((

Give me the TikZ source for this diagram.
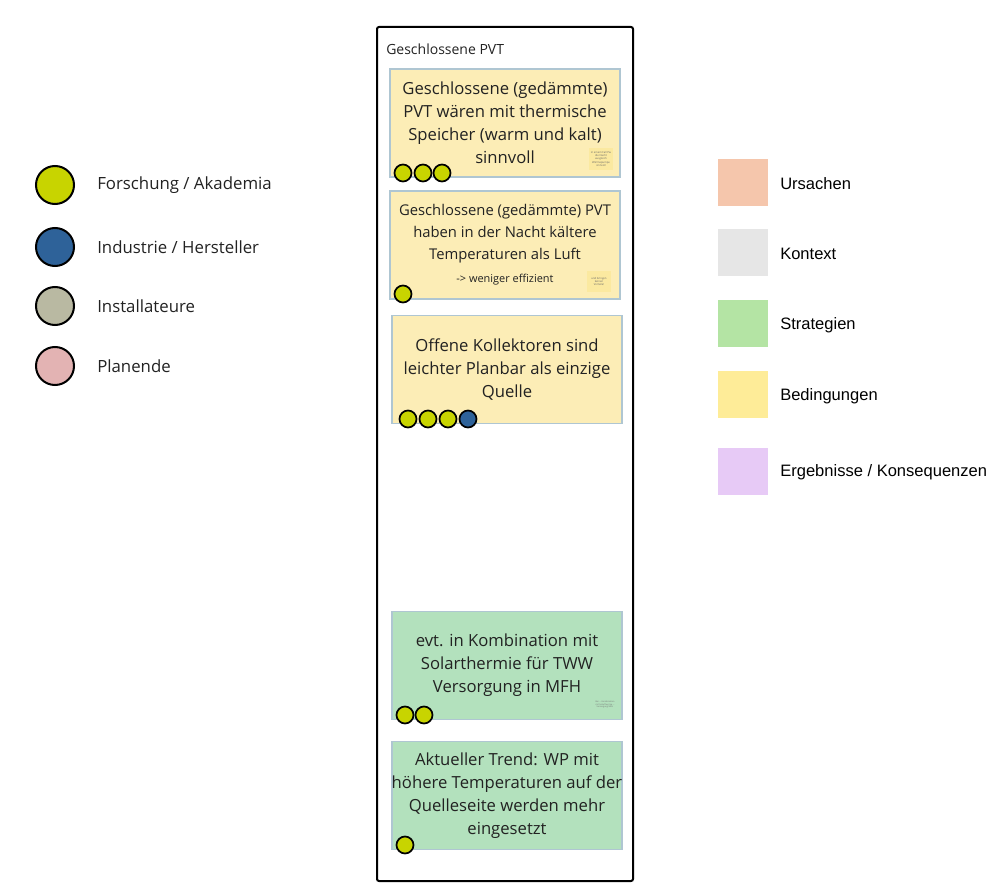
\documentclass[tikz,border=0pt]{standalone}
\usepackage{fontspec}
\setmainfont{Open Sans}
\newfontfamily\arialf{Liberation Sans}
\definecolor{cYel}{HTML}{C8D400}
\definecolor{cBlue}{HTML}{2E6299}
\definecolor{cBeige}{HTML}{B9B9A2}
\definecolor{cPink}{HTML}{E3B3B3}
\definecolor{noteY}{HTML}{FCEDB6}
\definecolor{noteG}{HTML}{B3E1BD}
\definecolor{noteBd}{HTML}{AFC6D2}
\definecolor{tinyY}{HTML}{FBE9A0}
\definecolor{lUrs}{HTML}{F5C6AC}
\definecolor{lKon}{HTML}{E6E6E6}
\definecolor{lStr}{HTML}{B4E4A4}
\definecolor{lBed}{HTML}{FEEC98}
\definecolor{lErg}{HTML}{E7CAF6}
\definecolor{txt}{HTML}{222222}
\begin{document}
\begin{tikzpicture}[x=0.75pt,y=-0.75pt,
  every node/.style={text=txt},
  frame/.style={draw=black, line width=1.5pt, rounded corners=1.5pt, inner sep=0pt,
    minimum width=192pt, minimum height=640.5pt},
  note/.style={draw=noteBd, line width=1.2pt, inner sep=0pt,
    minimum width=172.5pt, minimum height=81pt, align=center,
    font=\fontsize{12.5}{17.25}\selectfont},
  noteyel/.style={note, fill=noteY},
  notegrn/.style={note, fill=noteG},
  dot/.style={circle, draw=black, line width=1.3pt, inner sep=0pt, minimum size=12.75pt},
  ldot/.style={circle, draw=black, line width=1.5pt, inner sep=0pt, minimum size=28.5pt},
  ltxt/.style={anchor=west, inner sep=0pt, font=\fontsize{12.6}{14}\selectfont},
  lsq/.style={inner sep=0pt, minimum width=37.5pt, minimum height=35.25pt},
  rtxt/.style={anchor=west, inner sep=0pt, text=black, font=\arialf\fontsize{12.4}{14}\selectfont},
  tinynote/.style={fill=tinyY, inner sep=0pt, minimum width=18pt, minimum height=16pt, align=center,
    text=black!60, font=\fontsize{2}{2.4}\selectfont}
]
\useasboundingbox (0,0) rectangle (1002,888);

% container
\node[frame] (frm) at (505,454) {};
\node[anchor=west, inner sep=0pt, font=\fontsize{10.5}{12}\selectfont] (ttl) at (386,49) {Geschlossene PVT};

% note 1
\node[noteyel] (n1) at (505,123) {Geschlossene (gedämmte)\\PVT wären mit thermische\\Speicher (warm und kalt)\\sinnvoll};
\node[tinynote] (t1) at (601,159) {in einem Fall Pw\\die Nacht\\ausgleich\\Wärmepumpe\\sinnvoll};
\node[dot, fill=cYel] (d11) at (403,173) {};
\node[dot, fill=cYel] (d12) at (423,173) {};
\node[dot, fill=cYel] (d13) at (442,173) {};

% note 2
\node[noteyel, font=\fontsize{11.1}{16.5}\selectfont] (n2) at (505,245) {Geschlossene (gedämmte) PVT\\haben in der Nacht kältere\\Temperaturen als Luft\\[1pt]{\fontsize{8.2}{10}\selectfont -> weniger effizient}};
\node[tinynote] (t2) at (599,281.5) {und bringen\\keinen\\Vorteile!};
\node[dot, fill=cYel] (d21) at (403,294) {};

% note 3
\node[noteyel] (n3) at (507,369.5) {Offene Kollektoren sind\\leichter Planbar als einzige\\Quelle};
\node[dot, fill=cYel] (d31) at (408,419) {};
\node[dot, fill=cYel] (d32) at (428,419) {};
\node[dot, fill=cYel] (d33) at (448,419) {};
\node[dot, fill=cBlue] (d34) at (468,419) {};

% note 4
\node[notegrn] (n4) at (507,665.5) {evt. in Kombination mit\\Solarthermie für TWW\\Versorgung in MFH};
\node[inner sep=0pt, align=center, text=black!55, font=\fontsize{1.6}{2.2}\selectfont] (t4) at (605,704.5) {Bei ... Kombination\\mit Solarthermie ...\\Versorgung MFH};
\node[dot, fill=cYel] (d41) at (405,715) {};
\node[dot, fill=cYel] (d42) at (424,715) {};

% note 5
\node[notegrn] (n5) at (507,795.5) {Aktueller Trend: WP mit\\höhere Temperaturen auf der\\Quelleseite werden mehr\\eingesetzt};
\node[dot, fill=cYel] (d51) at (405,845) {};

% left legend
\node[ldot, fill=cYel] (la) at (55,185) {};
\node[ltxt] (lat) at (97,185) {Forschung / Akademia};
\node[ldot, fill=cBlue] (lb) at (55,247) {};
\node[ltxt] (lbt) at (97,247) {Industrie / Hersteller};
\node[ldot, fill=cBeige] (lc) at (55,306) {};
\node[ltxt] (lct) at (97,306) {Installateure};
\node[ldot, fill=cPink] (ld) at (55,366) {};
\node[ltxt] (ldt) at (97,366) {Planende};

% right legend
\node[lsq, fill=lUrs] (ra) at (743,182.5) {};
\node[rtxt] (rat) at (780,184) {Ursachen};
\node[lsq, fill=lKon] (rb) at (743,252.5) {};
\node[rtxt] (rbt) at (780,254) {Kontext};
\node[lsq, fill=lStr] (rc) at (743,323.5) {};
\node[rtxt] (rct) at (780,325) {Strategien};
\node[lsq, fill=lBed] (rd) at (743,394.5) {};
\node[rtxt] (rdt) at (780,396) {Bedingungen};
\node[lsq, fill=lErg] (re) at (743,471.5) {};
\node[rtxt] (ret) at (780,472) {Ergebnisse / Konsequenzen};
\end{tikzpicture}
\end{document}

))

Aim of the exercise: Reproduce every line exactly and omit all pictures.

Completed task:
Give me the TikZ source for this diagram.
\documentclass[tikz,border=0pt]{standalone}
\usepackage{fontspec}
\setmainfont{Open Sans}
\newfontfamily\arialf{Liberation Sans}
\definecolor{cYel}{HTML}{C8D400}
\definecolor{cBlue}{HTML}{2E6299}
\definecolor{cBeige}{HTML}{B9B9A2}
\definecolor{cPink}{HTML}{E3B3B3}
\definecolor{noteY}{HTML}{FCEDB6}
\definecolor{noteG}{HTML}{B3E1BD}
\definecolor{noteBd}{HTML}{AFC6D2}
\definecolor{tinyY}{HTML}{FBE9A0}
\definecolor{lUrs}{HTML}{F5C6AC}
\definecolor{lKon}{HTML}{E6E6E6}
\definecolor{lStr}{HTML}{B4E4A4}
\definecolor{lBed}{HTML}{FEEC98}
\definecolor{lErg}{HTML}{E7CAF6}
\definecolor{txt}{HTML}{222222}
\begin{document}
\begin{tikzpicture}[x=0.75pt,y=-0.75pt,
  every node/.style={text=txt},
  frame/.style={draw=black, line width=1.5pt, rounded corners=1.5pt, inner sep=0pt,
    minimum width=192pt, minimum height=640.5pt},
  note/.style={draw=noteBd, line width=1.2pt, inner sep=0pt,
    minimum width=172.5pt, minimum height=81pt, align=center,
    font=\fontsize{12.5}{17.25}\selectfont},
  noteyel/.style={note, fill=noteY},
  notegrn/.style={note, fill=noteG},
  dot/.style={circle, draw=black, line width=1.3pt, inner sep=0pt, minimum size=12.75pt},
  ldot/.style={circle, draw=black, line width=1.5pt, inner sep=0pt, minimum size=28.5pt},
  ltxt/.style={anchor=west, inner sep=0pt, font=\fontsize{12.6}{14}\selectfont},
  lsq/.style={inner sep=0pt, minimum width=37.5pt, minimum height=35.25pt},
  rtxt/.style={anchor=west, inner sep=0pt, text=black, font=\arialf\fontsize{12.4}{14}\selectfont},
  tinynote/.style={fill=tinyY, inner sep=0pt, minimum width=18pt, minimum height=16pt, align=center,
    text=black!60, font=\fontsize{2}{2.4}\selectfont}
]
\useasboundingbox (0,0) rectangle (1002,888);

% container
\node[frame] (frm) at (505,454) {};
\node[anchor=west, inner sep=0pt, font=\fontsize{10.5}{12}\selectfont] (ttl) at (386,49) {Geschlossene PVT};

% note 1
\node[noteyel] (n1) at (505,123) {Geschlossene (gedämmte)\\PVT wären mit thermische\\Speicher (warm und kalt)\\sinnvoll};
\node[tinynote] (t1) at (601,159) {in einem Fall Pw\\die Nacht\\ausgleich\\Wärmepumpe\\sinnvoll};
\node[dot, fill=cYel] (d11) at (403,173) {};
\node[dot, fill=cYel] (d12) at (423,173) {};
\node[dot, fill=cYel] (d13) at (442,173) {};

% note 2
\node[noteyel, font=\fontsize{11.1}{16.5}\selectfont] (n2) at (505,245) {Geschlossene (gedämmte) PVT\\haben in der Nacht kältere\\Temperaturen als Luft\\[1pt]{\fontsize{8.2}{10}\selectfont -> weniger effizient}};
\node[tinynote] (t2) at (599,281.5) {und bringen\\keinen\\Vorteile!};
\node[dot, fill=cYel] (d21) at (403,294) {};

% note 3
\node[noteyel] (n3) at (507,369.5) {Offene Kollektoren sind\\leichter Planbar als einzige\\Quelle};
\node[dot, fill=cYel] (d31) at (408,419) {};
\node[dot, fill=cYel] (d32) at (428,419) {};
\node[dot, fill=cYel] (d33) at (448,419) {};
\node[dot, fill=cBlue] (d34) at (468,419) {};

% note 4
\node[notegrn] (n4) at (507,665.5) {evt. in Kombination mit\\Solarthermie für TWW\\Versorgung in MFH};
\node[inner sep=0pt, align=center, text=black!55, font=\fontsize{1.6}{2.2}\selectfont] (t4) at (605,704.5) {Bei ... Kombination\\mit Solarthermie ...\\Versorgung MFH};
\node[dot, fill=cYel] (d41) at (405,715) {};
\node[dot, fill=cYel] (d42) at (424,715) {};

% note 5
\node[notegrn] (n5) at (507,795.5) {Aktueller Trend: WP mit\\höhere Temperaturen auf der\\Quelleseite werden mehr\\eingesetzt};
\node[dot, fill=cYel] (d51) at (405,845) {};

% left legend
\node[ldot, fill=cYel] (la) at (55,185) {};
\node[ltxt] (lat) at (97,185) {Forschung / Akademia};
\node[ldot, fill=cBlue] (lb) at (55,247) {};
\node[ltxt] (lbt) at (97,247) {Industrie / Hersteller};
\node[ldot, fill=cBeige] (lc) at (55,306) {};
\node[ltxt] (lct) at (97,306) {Installateure};
\node[ldot, fill=cPink] (ld) at (55,366) {};
\node[ltxt] (ldt) at (97,366) {Planende};

% right legend
\node[lsq, fill=lUrs] (ra) at (743,182.5) {};
\node[rtxt] (rat) at (780,184) {Ursachen};
\node[lsq, fill=lKon] (rb) at (743,252.5) {};
\node[rtxt] (rbt) at (780,254) {Kontext};
\node[lsq, fill=lStr] (rc) at (743,323.5) {};
\node[rtxt] (rct) at (780,325) {Strategien};
\node[lsq, fill=lBed] (rd) at (743,394.5) {};
\node[rtxt] (rdt) at (780,396) {Bedingungen};
\node[lsq, fill=lErg] (re) at (743,471.5) {};
\node[rtxt] (ret) at (780,472) {Ergebnisse / Konsequenzen};
\end{tikzpicture}
\end{document}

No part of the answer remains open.